Quelques éléments pour mieux connaître le domaine de Bournel
Propriété de la famille de Moustier depuis cinq siècles, ses composantes forment un ensemble particulièrement exceptionnel en Franche-Comté.
Une situation remarquable
Le regard se porte au Nord-Est vers un paysage vierge ouvert sans élément d’artificialisation avec vue directe sur les Vosges à 30 km, et au-delà de 5 km vers le Sud où se trouvent les éoliennes.
Le site de Bournel est un « site inscrit » avec son château, le village de Cubry et leurs abords (arrêté du 17 février 1995) couvrant plus de 400 hectares.
Un jardin "remarquable"
La création du jardin paysager a été confié aux frères Bulher, célèbres paysagistes. La grotte du potager (MH), le monoptère (MH), le parc paysager à l’anglaise (IMH), le jardin à la française (IMH) et le potager (IMH) sont protégés au titre des Monuments historiques par un arrêté du 28 août 1989.
Le jardin et le parc bénéficient du label Jardin remarquable, seul label de ce type attribué dans le département du Doubs et l’ensemble du domaine prend place au sein du site inscrit « Château de Bournel, village de Cubry et leurs abords ». L’ensemble fait l’objet d’un entretien soigné.
Une architecture spectaculaire
Le vieux château en tuiles vernissées avec sa ferme imbriquée est construit à partir de 1730, il est agrandi entre 1890 et 1910.
L’architecte Clément Parent (élève d’Eugène Viollet-le-Duc) construit un château moderne, dit "château neuf", dans un style néogothique à partir de 1860. Le 6ème marquis Pierre-René de Moustier en termine la décoration Intérieure et fait construire la chapelle inspirée de celle du château d’Amboise. Le château néogothique et sa chapelle, tous les deux en totalité, ont, à l’instar de la grotte du potager et du monoptère dans le bois de Châtey, été classés monuments historiques par un arrêté du 28 août 1989, alors que les communs, les écuries, la ferme, la tour d’Orival, le jardin à la française et le potager ont été inscrits sur l’inventaire supplémentaire des monuments historiques par un second arrêté du même jour.
L’ensemble de la composition architecture-nature et la qualité de la restauration et des matériaux employés offrent un tableau d’une grande élégance.
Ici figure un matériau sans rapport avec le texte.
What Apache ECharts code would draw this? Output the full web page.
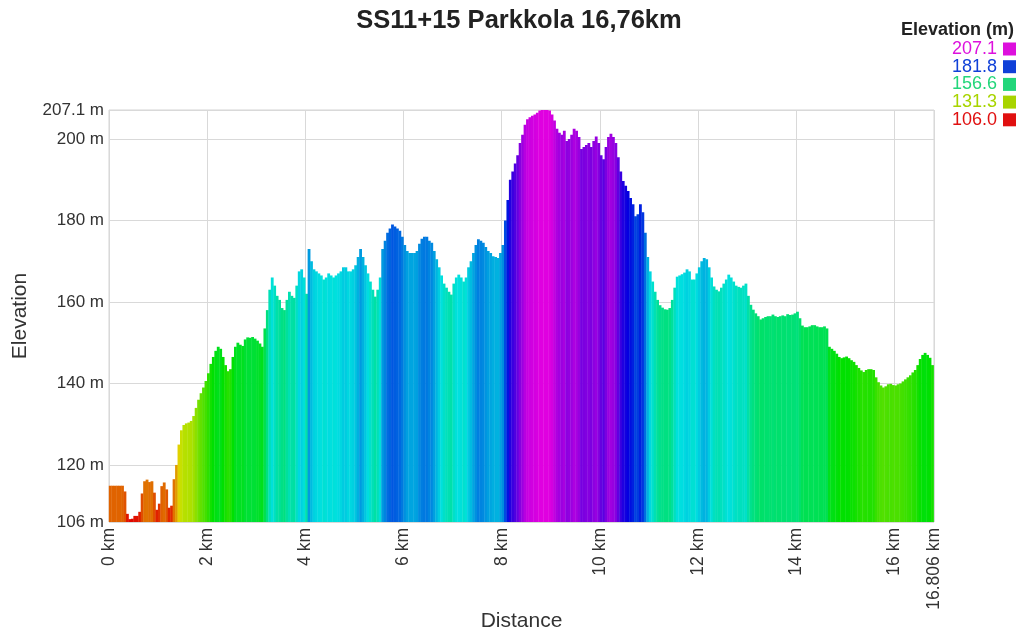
<!DOCTYPE html>
<html>
<head>
<meta charset="utf-8">
<title>SS11+15 Parkkola</title>
<script src="https://cdn.jsdelivr.net/npm/echarts@6/dist/echarts.min.js"></script>
<style>
  html, body { margin: 0; padding: 0; background: #fff; }
  #chart { width: 1024px; height: 631px; }
</style>
</head>
<body>
<div id="chart"></div>
<script>
// elevation profile: one value per 0.05 km cell
const titleText = 'SS11+15 Parkkola 16,76km';
const stepKm = 0.05;
const totalKm = 16.806;
const elevation = [
  114.9, 114.9, 114.9, 114.9, 114.9, 114.9, 113.5, 108.0, 106.7, 106.8,
  107.5, 107.5, 108.5, 113.0, 116.0, 116.4, 115.8, 116.0, 113.2, 109.0,
  110.5, 114.8, 115.7, 114.0, 109.5, 110.0, 116.5, 120.0, 125.0, 128.5,
  129.8, 130.2, 130.4, 130.8, 132.0, 134.0, 136.0, 137.6, 139.0, 140.6,
  142.5, 144.8, 146.5, 148.0, 149.0, 148.5, 146.5, 144.5, 143.0, 143.5,
  146.5, 149.0, 150.0, 149.5, 149.2, 150.8, 151.3, 151.2, 151.4, 151.0,
  150.5, 149.8, 149.0, 153.5, 158.0, 163.0, 166.0, 164.0, 161.5, 160.5,
  158.5, 158.0, 160.5, 162.5, 161.5, 161.0, 164.0, 167.5, 168.0, 166.0,
  162.0, 173.0, 170.0, 168.0, 167.5, 167.0, 166.5, 165.5, 166.0, 167.0,
  166.5, 166.0, 166.5, 167.0, 167.5, 168.5, 168.5, 167.5, 167.5, 168.0,
  169.0, 171.0, 173.0, 171.0, 169.0, 167.0, 165.0, 163.0, 161.3, 163.0,
  166.0, 173.0, 175.0, 177.0, 178.0, 179.0, 178.5, 178.0, 177.5, 176.0,
  174.0, 172.5, 172.0, 172.0, 172.0, 172.5, 174.3, 175.5, 176.0, 176.0,
  175.0, 174.5, 172.5, 170.5, 168.5, 166.5, 164.5, 163.5, 162.5, 161.8,
  164.5, 166.0, 166.7, 166.0, 165.0, 166.0, 168.5, 170.0, 172.0, 174.0,
  175.4, 175.0, 174.5, 173.5, 172.5, 172.0, 171.2, 171.0, 170.8, 172.0,
  174.0, 180.0, 185.0, 190.0, 192.0, 194.0, 196.0, 199.0, 201.0, 203.5,
  204.8, 205.3, 205.7, 206.0, 206.4, 207.0, 207.1, 207.1, 207.1, 207.0,
  206.0, 204.5, 202.5, 201.5, 201.0, 202.0, 199.5, 200.0, 201.0, 202.5,
  202.0, 200.5, 197.5, 198.0, 198.5, 199.0, 198.0, 199.5, 200.6, 199.0,
  196.0, 195.0, 198.0, 200.5, 201.3, 200.5, 199.0, 195.5, 192.0, 189.7,
  188.5, 187.2, 185.5, 184.0, 181.0, 181.5, 184.0, 182.0, 177.0, 171.0,
  167.5, 165.0, 162.5, 160.5, 159.2, 158.6, 158.2, 158.1, 158.5, 160.5,
  163.5, 166.2, 166.5, 166.8, 167.2, 168.0, 167.5, 165.5, 165.5, 167.0,
  168.5, 170.0, 170.8, 170.5, 168.5, 166.0, 163.8, 163.0, 162.6, 163.5,
  164.5, 165.5, 166.7, 166.0, 165.0, 164.0, 163.7, 163.5, 164.0, 164.5,
  161.5, 159.3, 158.1, 157.2, 156.5, 155.7, 156.0, 156.3, 156.5, 156.5,
  156.9, 156.5, 156.3, 156.5, 156.7, 156.5, 157.0, 156.8, 156.9, 157.2,
  157.6, 156.0, 154.2, 153.8, 153.8, 154.0, 154.3, 154.3, 154.0, 153.8,
  153.8, 154.0, 153.5, 149.0, 148.5, 148.0, 147.3, 146.5, 146.2, 146.4,
  146.6, 146.2, 145.7, 145.3, 144.5, 143.8, 143.2, 142.8, 143.3, 143.5,
  143.5, 143.3, 141.5, 140.3, 139.5, 139.0, 139.3, 139.8, 139.9, 139.6,
  139.5, 139.8, 140.0, 140.5, 141.0, 141.5, 142.0, 142.7, 143.3, 144.5,
  146.0, 147.0, 147.5, 147.0, 146.3, 144.5
];
const yTicks = [106, 120, 140, 160, 180, 200, 207.1];
const elevMin = 106;
const elevMax = 207.1;
const legendValues = ['207.1', '181.8', '156.6', '131.3', '106.0'];

// styles
const legendColors = ['#dd10dd', '#1040d8', '#22d67a', '#a8d400', '#e01010'];
const rampColors = ['#e00000', '#e07000', '#e0e000', '#70e000', '#00e000', '#00e070',
  '#00e0e0', '#0070e0', '#0000e0', '#7000e0', '#e000e0'];
const fontFamily = '"Liberation Sans", Arial, sans-serif';

// each value fills the cell [i*step, (i+1)*step], so the bar sits on the cell centre
const profile = elevation.map((v, i) => [+((i + 0.5) * stepKm).toFixed(3), v]);

const legendGraphics = [{
  type: 'text',
  x: 1014, y: 30,
  style: {
    text: 'Elevation (m)', fill: '#222', align: 'right', verticalAlign: 'middle',
    font: 'bold 18px ' + fontFamily
  }
}];
legendValues.forEach((label, i) => {
  const cy = 49 + i * 17.7;
  legendGraphics.push({
    type: 'text',
    x: 997, y: cy,
    style: {
      text: label, fill: legendColors[i], align: 'right', verticalAlign: 'middle',
      font: '18px ' + fontFamily
    }
  });
  legendGraphics.push({
    type: 'rect',
    shape: { x: 1003, y: cy - 6.5, width: 13, height: 13 },
    style: { fill: legendColors[i] }
  });
});

const chart = echarts.init(document.getElementById('chart'), null, { renderer: 'canvas' });
chart.setOption({
  animation: false,
  backgroundColor: '#fff',
  title: {
    text: titleText,
    left: 514,
    top: 3,
    textAlign: 'center',
    textStyle: { fontFamily: fontFamily, fontSize: 25.5, fontWeight: 'bold', color: '#222' }
  },
  grid: {
    left: 109, right: 90, top: 110, bottom: 109,
    containLabel: false,
    outerBoundsMode: 'none',
    show: true, borderColor: '#d4d4d4', borderWidth: 1
  },
  visualMap: {
    type: 'continuous',
    show: false,
    min: elevMin,
    max: elevMax,
    dimension: 1,
    seriesIndex: 0,
    inRange: { color: rampColors }
  },
  xAxis: {
    type: 'value',
    min: 0,
    max: totalKm,
    interval: 2,
    name: 'Distance',
    nameLocation: 'middle',
    nameGap: 89,
    nameMoveOverlap: false,
    nameTextStyle: { fontFamily: fontFamily, fontSize: 21, color: '#333' },
    axisLine: { show: false },
    axisTick: { show: false },
    axisLabel: {
      rotate: 90,
      margin: 6,
      fontFamily: fontFamily,
      fontSize: 17.5,
      color: '#333',
      showMinLabel: true,
      showMaxLabel: true,
      formatter: v => v + ' km'
    },
    splitLine: { show: true, lineStyle: { color: '#d9d9d9', width: 1 } }
  },
  yAxis: {
    type: 'value',
    min: elevMin,
    max: elevMax,
    name: 'Elevation',
    nameLocation: 'middle',
    nameGap: 78,
    nameMoveOverlap: false,
    nameTextStyle: { fontFamily: fontFamily, fontSize: 21, color: '#333' },
    axisLine: { show: false },
    axisTick: { show: false, customValues: yTicks },
    axisLabel: {
      customValues: yTicks,
      margin: 5,
      fontFamily: fontFamily,
      fontSize: 17,
      color: '#333',
      formatter: v => v + ' m'
    },
    splitLine: { show: true, customValues: yTicks, lineStyle: { color: '#d9d9d9', width: 1 } }
  },
  series: [{
    type: 'bar',
    data: profile,
    barCategoryGap: '0%',
    barWidth: '115%',
    clip: true,
    silent: true,
    itemStyle: { borderWidth: 0 },
    emphasis: { disabled: true }
  }],
  graphic: legendGraphics
});
</script>
</body>
</html>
Un lieu touristique apprécié
Le golf en contrebas et l’ancienne ferme constituent un cadre luxueux pour les touristes en recherche de chambres prestigieuses, d’un service de grande qualité et d’une restauration haut-de-gamme, contribuant au rayonnement culturel français.
Michel de Broissia, délégué régional Sites & Monuments de Bourgogne-Franche-Comté.